Waymo gets approval to expand self-driving service on the Peninsula

Google spinoff Waymo is bringing its robotaxi service to the streets of Los Angeles, offering free rides to some of the roughly 50,000 people who have signed up to use the company's driverless cars.

On Thursday, the Bay Area-based company is expanding into Los Angeles, the second largest U.S. city, seven months after California regulators authorized its robotaxis to begin charging for around-the-clock rides throughout San Francisco. 

That authorization came despite objections from local officials who asserted the driverless vehicles posed unacceptable risks to public safety.

Although Waymo isn't charging for rides in its robotaxis in Los Angeles to start, the company said in a blog post announcing the expansion that it will eventually collect fares from passengers there too. The service is also approved to expand in the Bay Area, with its area of coverage growing beyond San Francisco to include part of San Mateo County, but Waymo has yet to move its robotaxi service into the Peninsula

"Eventually we want to bring Waymo's fully autonomous, rider-only service to more people in more places, including expanding to additional Bay Area cities, but we have no immediate plans at this time," according to a spokesperson for Waymo.

While San Mateo County officials has appealed the CPUC's approval of Waymo's expansion, the CPUC has not suspended Waymo's permits in either San Mateo or LA counties.     

The CPUC approval came after the agency issued a 120-day suspension of Waymo's expansion request mid-February, though officials said that pause was so the commission would have ample time to review the request and not as a punitive measure.

Waymo also hopes to begin commercial operations in Austin, Texas, later this year, a goal that makes its robotaxi service available in four major U.S. cities 15 years after it began as a secret project within Google. Waymo's robotaxis have been charging for rides in Phoenix since 2020.

Initially, Waymo's free rides in Los Angeles will cover a 63-square-mile area spanning from Santa Monica to downtown.

The worst fears about robotaxis were realized in San Francisco last October when a vehicle operated by Cruise, a driverless ride-hailing service owned by General Motors, dragged a pedestrian who was hit by another car operated by a human for 20 feet while traveling at roughly 7 mph before coming to a stop. 

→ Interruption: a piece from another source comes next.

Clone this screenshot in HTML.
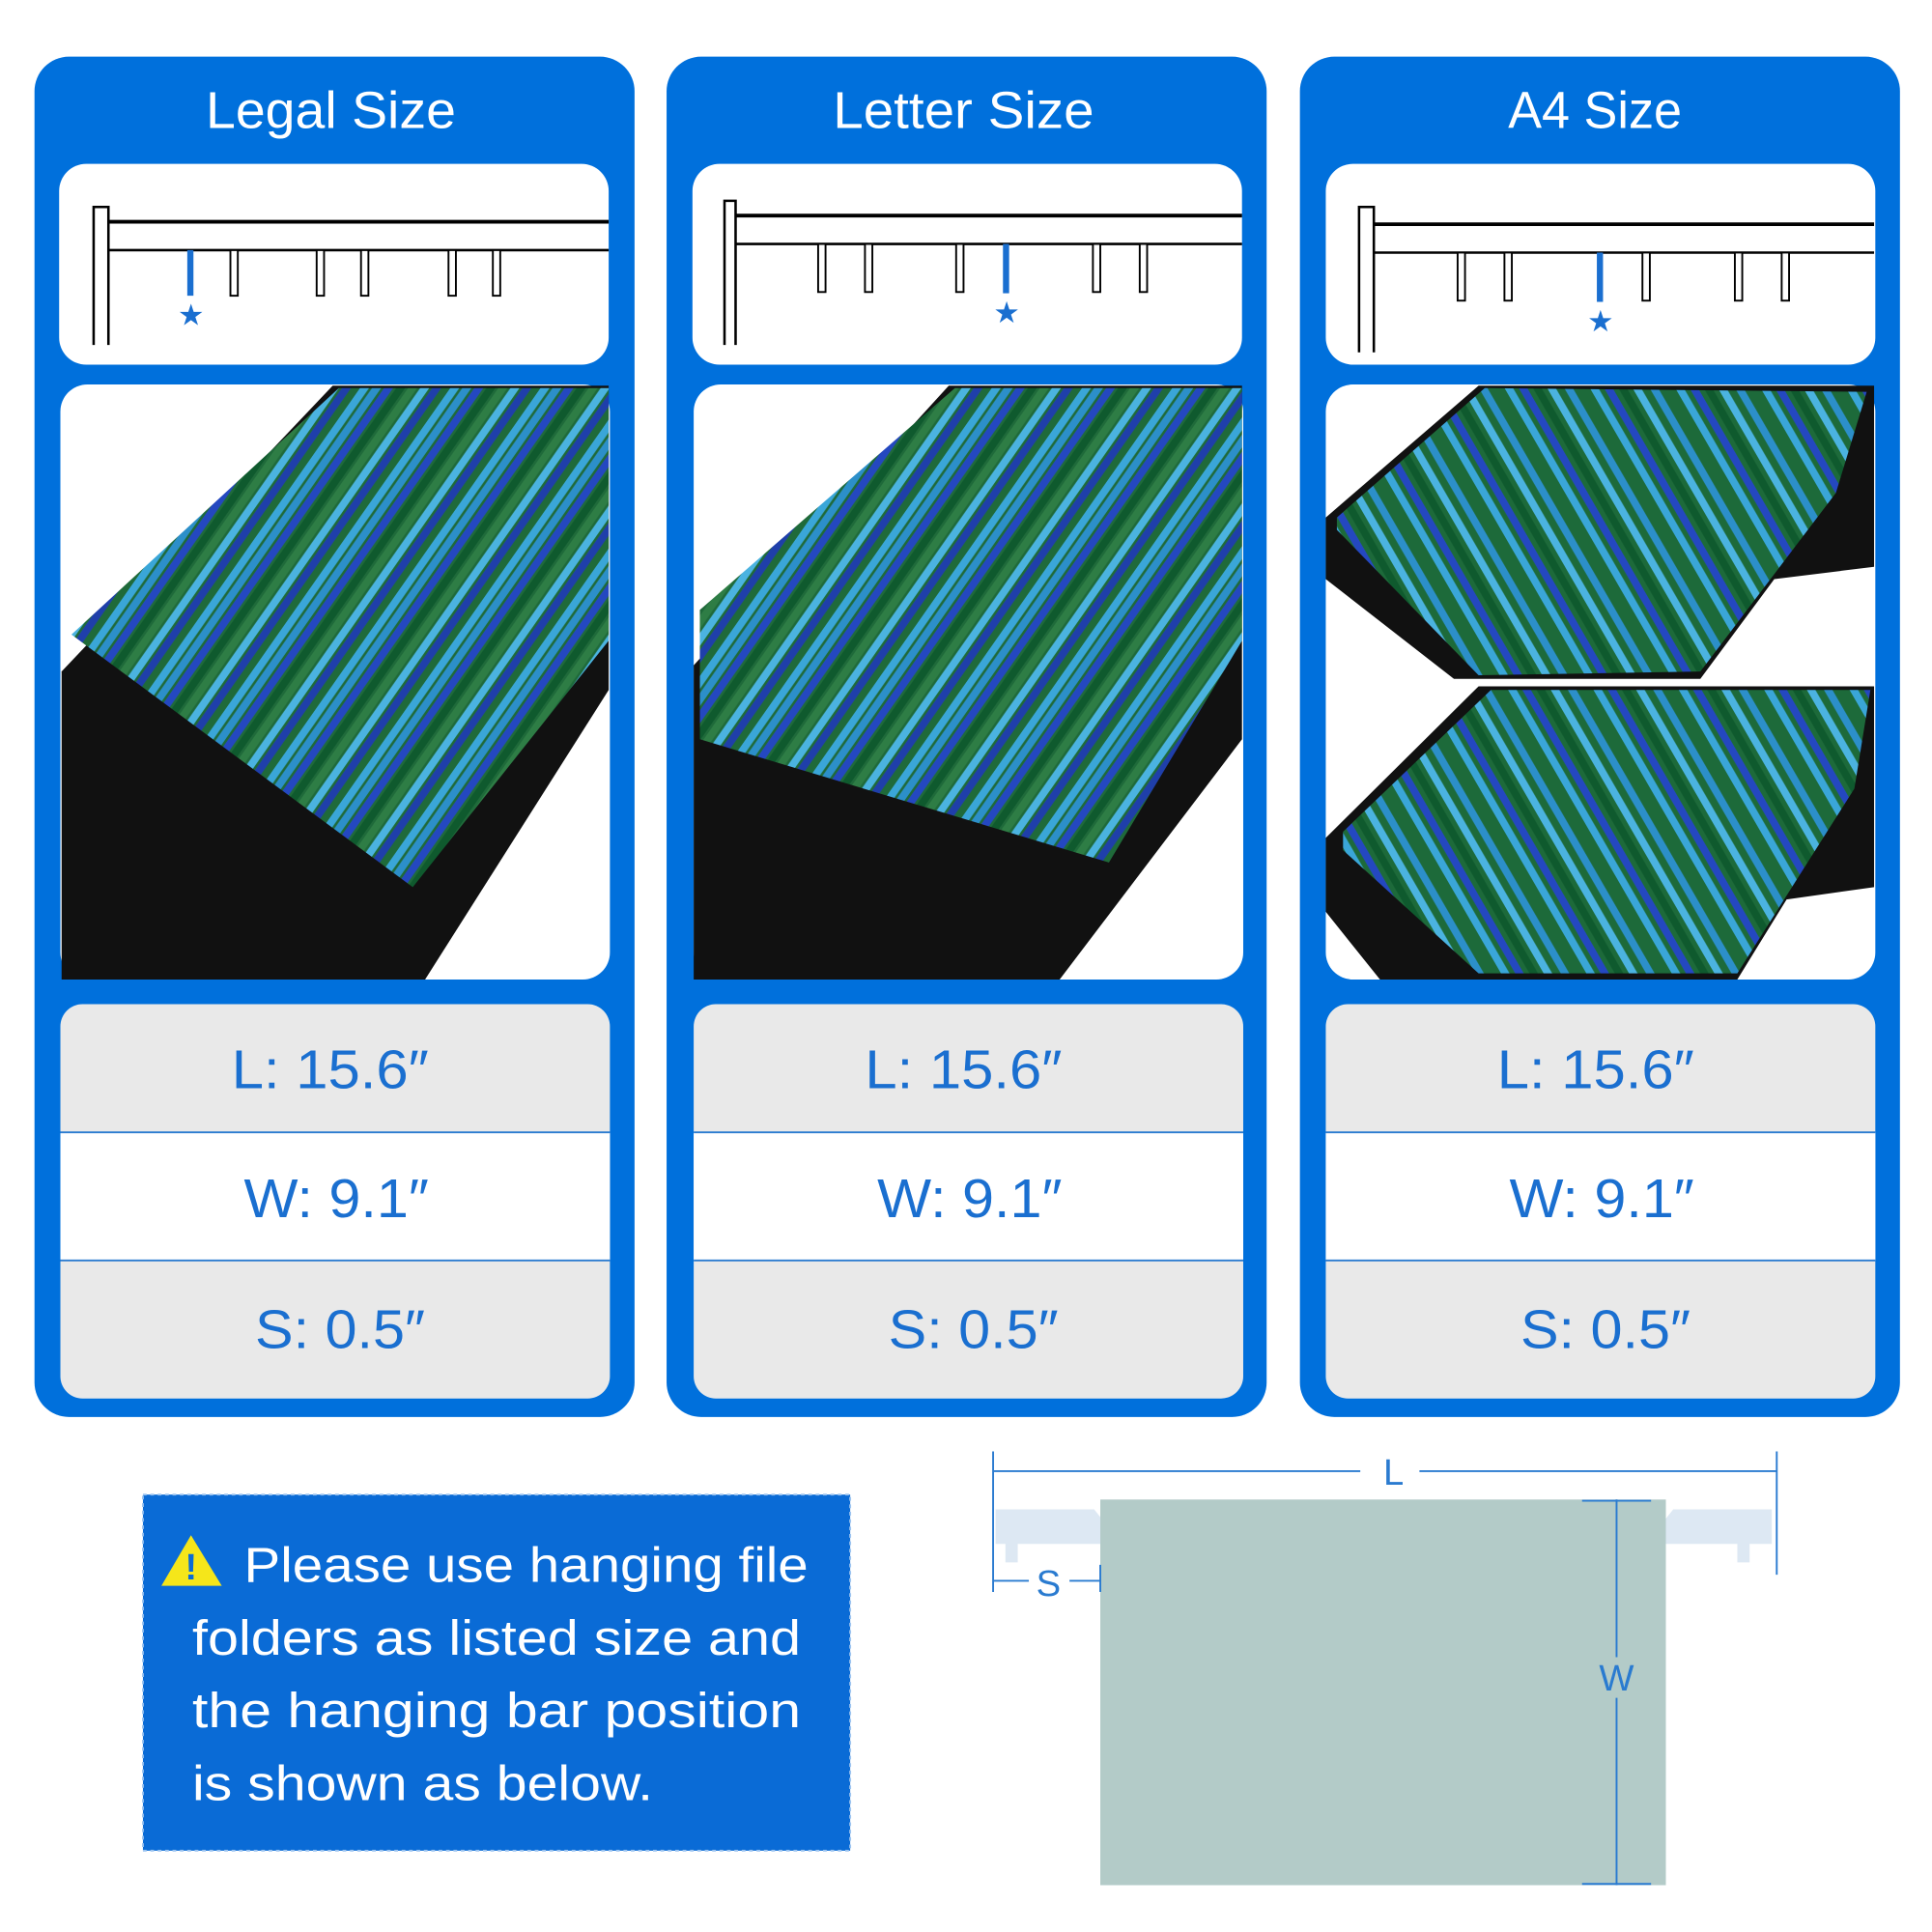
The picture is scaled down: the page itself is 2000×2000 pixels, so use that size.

The collision set off a string of events that placed the company's future into question. On Oct. 24, the California Public Utilities Commission pulled Cruise's driverless testing permit. Cruise then pulled all its driverless cars off the road nationwide. The company's future remains in doubt as it faces a U.S. Justice Department inquiry focused on the crash.

Waymo's robotaxis so far haven't been involved in any major accidents, though last month San Francisco police confirmed a collision involving a Waymo vehicle and a bicyclist, but the cyclist left the scene on their own before police officers arrived. In another February incident, a Waymo autonomous vehicle was set on fire after it was vandalized by a group of people in San Francisco's Chinatown, according to firefighters.